I'm also going to be checking out the internet for some better quuality extra fine teeth blades to see what difference these are likely to make. I suspect that the difference will be significant. There are also ways of fine tuning and tweeking to get the machine nicely zeroed in to get the blade to cut much nearer to the centre line of the machine, unfortunately scrool saw always cut a bit to one side and it takes practice to produce really accurate cuts.

It's also got a nice flexible drive cable was just about every attachment that you could possibly want, which will save me ever needing to buy a Dremel and tools. Currently I need to practice before I will be ready to attempt any degree of precise work, but I will get there.

Re: Fancy Corners.

Posted: Sun 12 Nov, 2017 10:23 pm
by Not your average framer
It turns out that the better blades that is described as more expensive are not particularly more expensive, instead they are just more difficult to get!

Re: Fancy Corners.

Posted: Mon 13 Nov, 2017 10:27 am
by prospero
Ever considered baking your own frames Mark? :roll:

Image

Re: Fancy Corners.

Posted: Mon 13 Nov, 2017 3:27 pm
by poliopete
:clap: :clap: :clap:

Re: Fancy Corners.

Posted: Mon 13 Nov, 2017 3:47 pm
by kartoffelngeist
That's just made me hungry now!

Re: Fancy Corners.

Posted: Mon 13 Nov, 2017 4:37 pm
by prospero
You can have the recipe if you like. :P

Re: Fancy Corners.

Posted: Mon 13 Nov, 2017 6:37 pm
by poliopete
Personally I think the idea is half baked :shock: but if it earns you a crust go for it :lol:

Re: Fancy Corners.

Posted: Mon 13 Nov, 2017 8:50 pm
by Not your average framer
I'm not sure how well the paint would stick. :lol:

Re: Fancy Corners.

Posted: Mon 13 Nov, 2017 9:33 pm
by Not your average framer
I've just bought some better blades for my scroll saw.
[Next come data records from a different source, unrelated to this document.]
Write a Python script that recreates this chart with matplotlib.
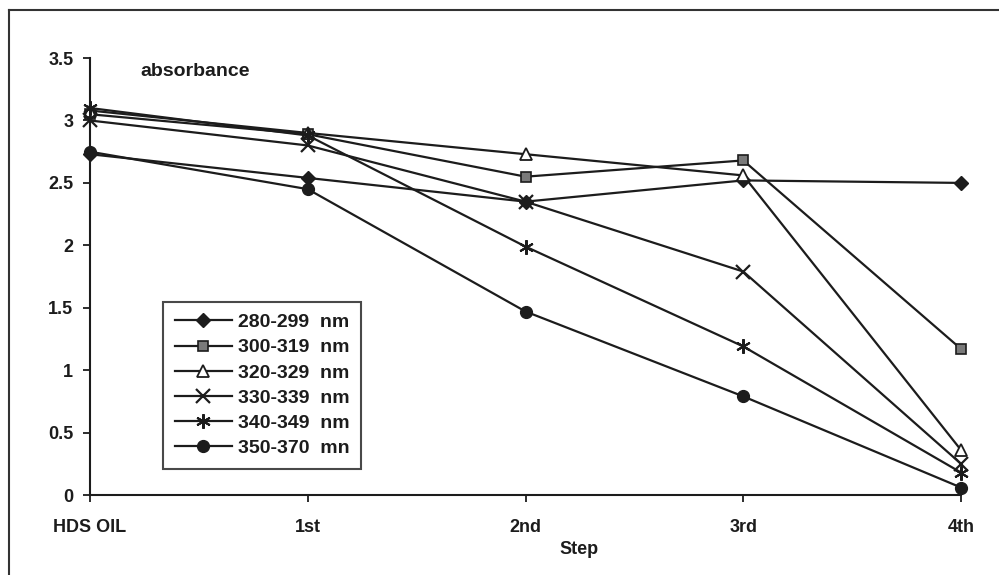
import matplotlib
matplotlib.use("Agg")
import matplotlib.pyplot as plt
from matplotlib.lines import Line2D

plt.rcParams['font.family'] = ['Liberation Sans', 'DejaVu Sans']
plt.rcParams['font.weight'] = 'bold'

steps = ["HDS OIL", "1st", "2nd", "3rd", "4th"]
labels = ["280-299  nm", "300-319  nm", "320-329  nm", "330-339  nm", "340-349  nm", "350-370  mn"]

s280 = [2.73, 2.54, 2.35, 2.52, 2.50]
s300 = [3.05, 2.89, 2.55, 2.68, 1.17]
s320 = [3.08, 2.90, 2.73, 2.56, 0.36]
s330 = [3.00, 2.80, 2.35, 1.79, 0.25]
s340 = [3.10, 2.88, 1.99, 1.19, 0.18]
s350 = [2.75, 2.45, 1.47, 0.79, 0.06]

series = [s280, s300, s320, s330, s340, s350]
ink = "#1c1c1c"
styles = [
    dict(marker="D", markersize=7, markerfacecolor=ink, markeredgecolor=ink),
    dict(marker="s", markersize=7.5, markerfacecolor="#7a7a7a", markeredgecolor=ink, markeredgewidth=1.2),
    dict(marker="^", markersize=8.5, markerfacecolor="white", markeredgecolor=ink, markeredgewidth=1.3),
    dict(marker="x", markersize=9.5, markeredgecolor=ink, markeredgewidth=1.6),
    dict(marker=(6, 2, 0), markersize=10.5, markeredgecolor=ink, markeredgewidth=1.5),
    dict(marker="o", markersize=8.5, markerfacecolor=ink, markeredgecolor=ink),
]

fig = plt.figure(figsize=(9.99, 5.75), dpi=100)
ax = fig.add_axes([0.0901, 0.1391, 0.962 - 0.0901, 0.899 - 0.1391])

x = list(range(len(steps)))
for vals, lab, st in zip(series, labels, styles):
    ax.plot(x, vals, color=ink, linewidth=1.6, label=lab, clip_on=False, **st)

ax.set_xlim(0, len(steps) - 1)
ax.set_ylim(0, 3.5)
ax.set_yticks([0, 0.5, 1, 1.5, 2, 2.5, 3, 3.5])
ax.set_yticklabels(["0", "0.5", "1", "1.5", "2", "2.5", "3", "3.5"])
ax.set_xticks(x)
ax.set_xticklabels(steps)
ax.tick_params(axis="both", labelsize=13, colors=ink, width=1.3, length=5, direction="out")
ax.tick_params(axis="x", pad=12)
ax.tick_params(axis="y", pad=7)
for lbl in ax.get_xticklabels() + ax.get_yticklabels():
    lbl.set_fontweight("bold")

for side in ("top", "right"):
    ax.spines[side].set_visible(False)
for side in ("left", "bottom"):
    ax.spines[side].set_color(ink)
    ax.spines[side].set_linewidth(1.5)

fig.text(579 / 999, 1 - 549 / 575, "Step", fontsize=13, fontweight="bold",
         color=ink, ha="center", va="center")
fig.text(140 / 999, 1 - 72 / 575, "absorbance", fontsize=14, fontweight="bold",
         color=ink, ha="left", va="center")

leg = ax.legend(loc="upper left", bbox_to_anchor=(163 / 999, 1 - 302 / 575),
                bbox_transform=fig.transFigure, frameon=True, fancybox=False,
                edgecolor=ink, borderaxespad=0, fontsize=14, handlelength=2.95,
                handletextpad=0.3, labelspacing=0.39, borderpad=0.6)
leg.get_frame().set_linewidth(1.5)
for t in leg.get_texts():
    t.set_fontweight("bold")
    t.set_color(ink)

# outer frame (left and top edges)
fig.add_artist(Line2D([9 / 999, 9 / 999], [0, 1 - 10 / 575], transform=fig.transFigure,
                      color="#333333", linewidth=1.5))
fig.add_artist(Line2D([9 / 999, 1], [1 - 10 / 575, 1 - 10 / 575], transform=fig.transFigure,
                      color="#333333", linewidth=1.5))

fig.savefig("out.png", dpi=100)
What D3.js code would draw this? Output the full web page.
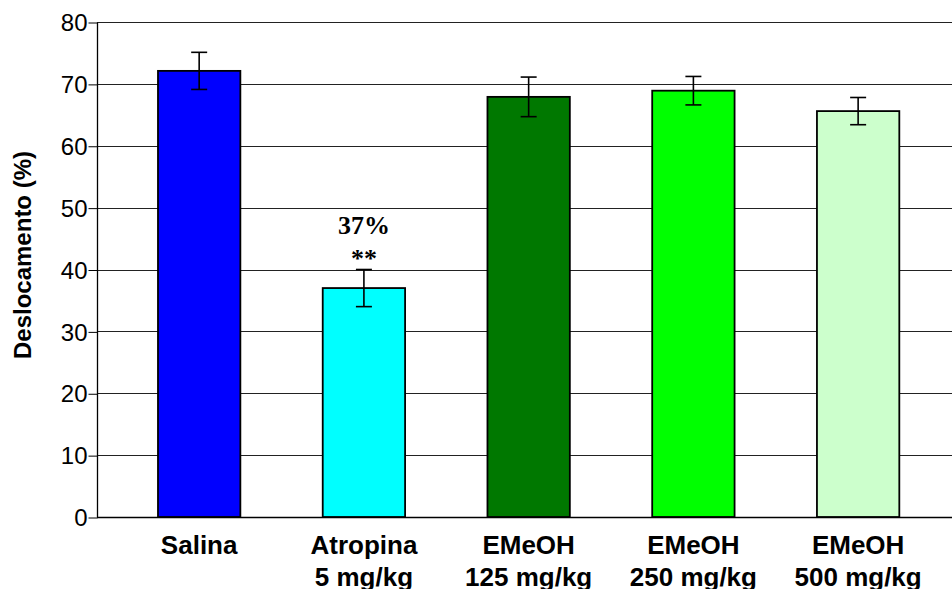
<!DOCTYPE html>
<html><head><meta charset="utf-8">
<script src="https://cdn.jsdelivr.net/npm/d3@7"></script>
<style>html,body{margin:0;padding:0;background:#fff;}svg{display:block;}</style>
</head><body>
<svg id="chart" width="952" height="589"></svg>
<script>
const categories = [["Salina"], ["Atropina", "5 mg/kg"], ["EMeOH", "125 mg/kg"], ["EMeOH", "250 mg/kg"], ["EMeOH", "500 mg/kg"]];
const values = [72.1, 37.0, 67.9, 68.9, 65.6];
const errors = [3.0, 3.0, 3.2, 2.3, 2.2];
const colors = ["#0000ff", "#00ffff", "#007800", "#00ff00", "#ccffcc"];
const yTicks = [0, 10, 20, 30, 40, 50, 60, 70, 80];
const yLabel = "Deslocamento (%)";
const annotations = [{index: 1, text: "37%"}, {index: 1, text: "**"}];

(function () {
const svg = d3.select("#chart");
const pLeft = 97, pRight = 952, pTop = 22, pBottom = 517;
const ids = categories.map((c, i) => i);
const x = d3.scaleBand().domain(ids).range([116.8, 940.5]).paddingInner(0.5).paddingOuter(0.25);
const y = d3.scaleLinear().domain([0, 80]).range([pBottom, pTop]);

// gridlines
svg.append("g").selectAll("line").data(yTicks.filter(t => t > 0)).join("line")
  .attr("x1", pLeft).attr("x2", pRight)
  .attr("y1", d => Math.round(y(d)) + 0.5).attr("y2", d => Math.round(y(d)) + 0.5)
  .attr("stroke", "#222").attr("stroke-width", 1);

// y axis
const yAxis = d3.axisLeft(y).tickValues(yTicks).tickSize(9).tickPadding(1);
const ga = svg.append("g").attr("transform", `translate(${pLeft + 0.5},0.5)`).call(yAxis);
ga.select(".domain").attr("stroke", "#000").attr("stroke-width", 1.3).attr("d", `M0,${pTop}V${pBottom}`);
ga.selectAll(".tick line").attr("stroke", "#000").attr("stroke-width", 1);
ga.selectAll(".tick text").attr("font-family", "Liberation Sans, Arial, sans-serif").attr("font-size", 24).attr("fill", "#000").attr("dy", "0.34em");

// x axis line
svg.append("line").attr("x1", pLeft).attr("x2", pRight).attr("y1", pBottom + 0.5).attr("y2", pBottom + 0.5)
  .attr("stroke", "#000").attr("stroke-width", 1.3);

// bars
svg.append("g").selectAll("rect").data(values).join("rect")
  .attr("x", (d, i) => x(i)).attr("width", x.bandwidth())
  .attr("y", d => y(d)).attr("height", d => y(0) - y(d))
  .attr("fill", (d, i) => colors[i]).attr("stroke", "#000").attr("stroke-width", 1.8);

// error bars
const eg = svg.append("g").attr("stroke", "#000").attr("stroke-width", 1.6);
values.forEach((v, i) => {
  const cx = x(i) + x.bandwidth() / 2;
  eg.append("line").attr("x1", cx).attr("x2", cx).attr("y1", y(v + errors[i])).attr("y2", y(v - errors[i]));
  eg.append("line").attr("x1", cx - 8).attr("x2", cx + 8).attr("y1", y(v + errors[i])).attr("y2", y(v + errors[i]));
  eg.append("line").attr("x1", cx - 8).attr("x2", cx + 8).attr("y1", y(v - errors[i])).attr("y2", y(v - errors[i]));
});

// x labels
const lg = svg.append("g").attr("font-family", "Liberation Sans, Arial, sans-serif").attr("font-size", 26)
  .attr("font-weight", "bold").attr("text-anchor", "middle").attr("fill", "#000");
categories.forEach((c, i) => {
  const cx = x(i) + x.bandwidth() / 2;
  const t = lg.append("text").attr("x", cx).attr("y", 554);
  c.forEach((line, j) => t.append("tspan").attr("x", cx).attr("dy", j === 0 ? 0 : 32).text(line));
});

// y label
svg.append("text").attr("transform", "translate(31,255) rotate(-90)")
  .attr("text-anchor", "middle").attr("font-family", "Liberation Sans, Arial, sans-serif")
  .attr("font-size", 24).attr("font-weight", "bold").attr("fill", "#000").text(yLabel);

// annotations
const ax = x(annotations[0].index) + x.bandwidth() / 2;
svg.append("text").attr("x", ax).attr("y", 234).attr("text-anchor", "middle")
  .attr("font-family", "Liberation Serif, Times New Roman, serif").attr("font-size", 26).attr("font-weight", "bold")
  .text(annotations[0].text);
svg.append("text").attr("x", ax).attr("y", 267).attr("text-anchor", "middle")
  .attr("font-family", "Liberation Serif, Times New Roman, serif").attr("font-size", 26).attr("font-weight", "bold")
  .text(annotations[1].text);
})();
</script>
</body></html>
They are in a completely different league to the machine manufacturers blades and amazing as it may sound, they actually cost less that the more basic blades. They are much more controllable, cut amazingly cleanly (with no break out on either side) and cut face of the wood is totally smooth with no cutting marks what so ever.

When using the saw in ways that scroll saws are usually used for the results are beyond my wildest expectations, but although it will do much more, I really don't think it going to be as controllable with some of the things that I was contemplating doing such as cutting through the thickness of wood pasta ornament when these are edge on to the machines table.

Unfortunately I have a damaged antique mirror and wash stand in for repair and I need to cut through the thickness of some wood ornaments, to reduce the thickness and to correct a difference between the thickness from one side of the ornament to the other. This will be more difficult than I was hoping, it will involve cutting a bit of scrap wood to exactly the angle required, gluing the ornament to the wood and then making a vertical cut.

This sort of saw needs a pencil line to follow with the saw blade to do this and I not sure how this will turn out.

Having said all that, I already have no doubt that it is well up to the job of making ornaments using obeche, but after cutting intricate shapes out of obeche, I find that thin sections in obeche are not able to resist to much force and although reasonable strong along the grain, against the grain it is too easy to break it along the grain, so I'm already thinking what would be a better choice of wood.

Plywood would provide considerable strength, but I don't think rounding off the tops of detail cut into plywood has much chance of working using wood curving tools. I know this will work well in MDF, but I don't like the idea of MDF dust while cutting it on the saw. I need tp think about this more! Maybe I will glue some strong, but thin fabric on to both sides of the wood before cutting it. I already know that the saw was well worth getting!